Meet Mark Wright
Welcome to a new series of articles about Christian and Gospel Bass.
Overview
This will not pretend to be the ultimate guide to this amazing genre of
music, but rather a starting place where one can get a glimpse into
part of its history, the players and music. Along the way I'll provide
interviews, resources, video examples and quotes. The next article will
feature an interview with the legendary Abraham Laboriel.
These articles will focus on 2 forms of Christian music, Contemporary
Urban Gospel (Black Gospel), a sub genre of Gospel and Contemporary
Christian Music. This is because that's where the great bass players,
incredible grooves and wonderful music reside. How to begin? There are
so many preconceived notions of what these genres are that it makes
sense to start with a brief definition and peak at its history. After
all, the face of Christian music has spent the last 30+ years evolving
and growing. Pipe organs have been set aside for electric guitars, bass
and drums.
Although I don't want to offend anyone, the truth be told you cannot
take the Gospel out of Gospel music or Christ out of Christian music
anymore than you can take wetness out of water. In its simplest terms
it is music and lyrics that express a heart of praise, worship and
thanks to God in Jesus Christ. This is not a new phenomenon since you
see it demonstrated over three thousand years ago by King David in the
book of Psalms. And I'm not just talking about the words, the bass's
distant cousins of stringed instruments were a major part of worship as
well.
Beginnings
King David excelled at playing the lyre; whose Hebrew name is Kinnor
(????) and is first mentioned in the Bible in Gen. 4:21, where it is
commonly translated harp. The lyre was the chief instrument of the
orchestra of the Second Temple and was therefore held in particular
honor by the Levites. According to Josephus, the first-century CE
Jewish historian, it had ten strings sounded with a plectrum (used like
a pick & looks like a spoon). It was box-shaped at the bottom, with
two arms and a yoke, and of an approximate average height of 19 to 24
inches.
How serious were they about worship and musical instruments? In 1
Chronicles 23:5 King David commissioned a group of Levite musicians
that "four thousand are to praise the Lord with the musical instruments
I have provided for that purpose." Now that's some serious stuff!
1500's 1700's
The Protestant Reformation yanked musical worship away from the
professionals and put it back in the pews. Martin Luther in the 1500's
composed hymns based on popular melodies, including drinking songs.
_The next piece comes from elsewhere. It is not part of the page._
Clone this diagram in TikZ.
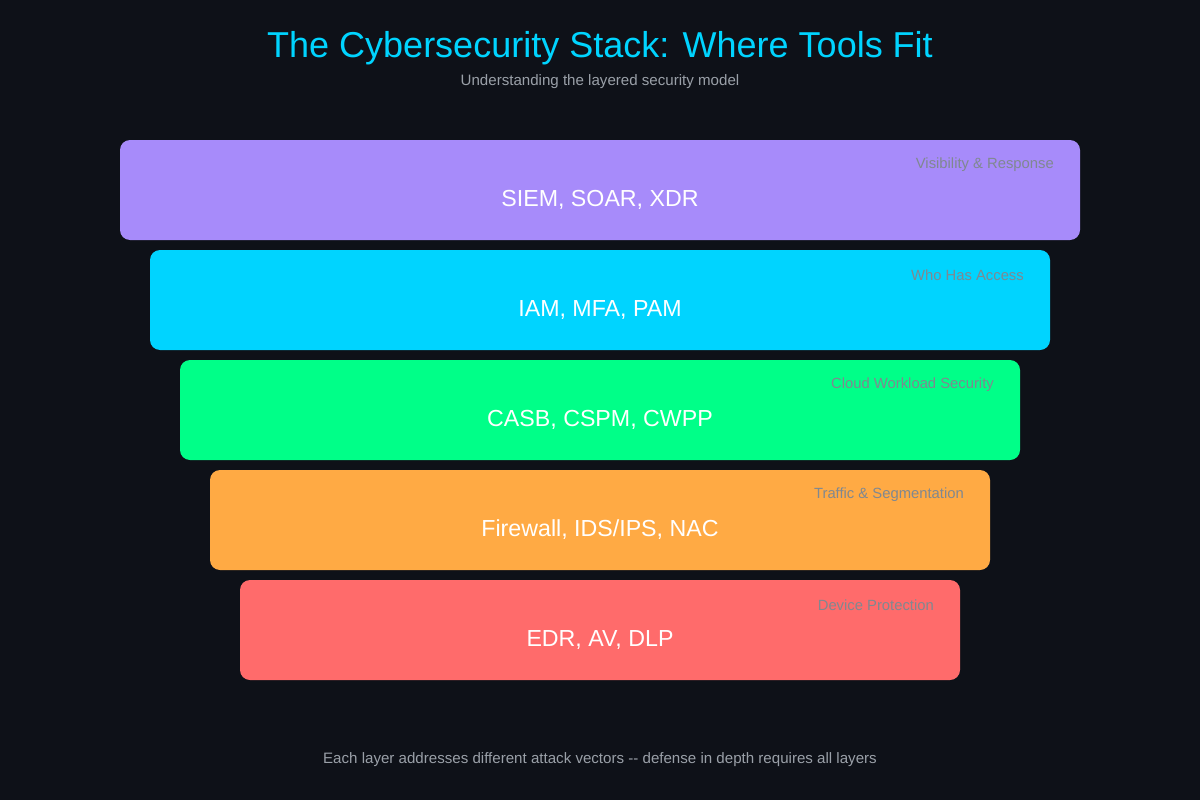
\documentclass[tikz,border=0pt]{standalone}
\usepackage{fontspec}
\setmainfont{Liberation Sans}
\definecolor{bg}{HTML}{0E1118}
\definecolor{ttl}{HTML}{00D4FF}
\definecolor{sub}{HTML}{9AA0A8}
\definecolor{small}{HTML}{808890}
\definecolor{cA}{HTML}{A78BFA}
\definecolor{cB}{HTML}{00D4FF}
\definecolor{cC}{HTML}{00FF88}
\definecolor{cD}{HTML}{FFAA44}
\definecolor{cE}{HTML}{FF6B6B}
\begin{document}
\begin{tikzpicture}[x=1pt,y=-1pt,
  layer/.style={rounded corners=10pt},
  main/.style={text=white,font=\fontsize{23.2}{27}\selectfont},
  tag/.style={text=small,font=\fontsize{14.8}{17}\selectfont,anchor=east,inner sep=0pt}]
\fill[bg] (0,0) rectangle (1200,800);
\useasboundingbox (0,0) rectangle (1200,800);
\node[text=ttl,font=\fontsize{36}{42}\selectfont] (title) at (600,48) {The Cybersecurity Stack: Where Tools Fit};
\node[text=sub,font=\fontsize{15.1}{18}\selectfont] (subtitle) at (600,82) {Understanding the layered security model};
\foreach \i/\c/\m/\t in {0/cA/{SIEM, SOAR, XDR}/{Visibility \& Response},1/cB/{IAM, MFA, PAM}/{Who Has Access},2/cC/{CASB, CSPM, CWPP}/{Cloud Workload Security},3/cD/{Firewall, IDS/IPS, NAC}/{Traffic \& Segmentation},4/cE/{EDR, AV, DLP}/{Device Protection}}{
  \fill[\c,layer] (120+30*\i,140+110*\i) rectangle (1080-30*\i,240+110*\i);
  \node[main] (m\i) at (600,200+110*\i) {\m};
  \node[tag] (t\i) at (1054-30*\i,165+110*\i) {\t};
}
\node[text=sub,font=\fontsize{15.1}{18}\selectfont] (foot) at (600,760) {Each layer addresses different attack vectors -{}- defense in depth requires all layers};
\end{tikzpicture}
\end{document}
It's a common part of church history to bring contemporary style into
worship music. Hymnist Charles Wesley, one the founders of the
Methodist movement, took drinking songs of the era in the 1700's and
gave sanctified lyrics to them.
In the 1600's and 1700's, some of the world's greatest composers were
influencing kings, culture and history with their worship music. Bach
composed a Mass in all twenty-four keys! His most famous was the
"B-minor Mass." Monteverdi used dissonance while A. Scarlatti
introduced the cantata (a religious musical with five to eight
movements, soloists, ensembles, and choruses). Handel created the
oratorio (a sacred opera with a narrator). Everyone's familiar with
Handel's most famous religious work "The Messiah." Mozart wrote
eighteen masses. Mozart's masses were so lengthy, however, that only
portions of them can be used within the time constraints of a church
service. Haydn himself penned fourteen Masses.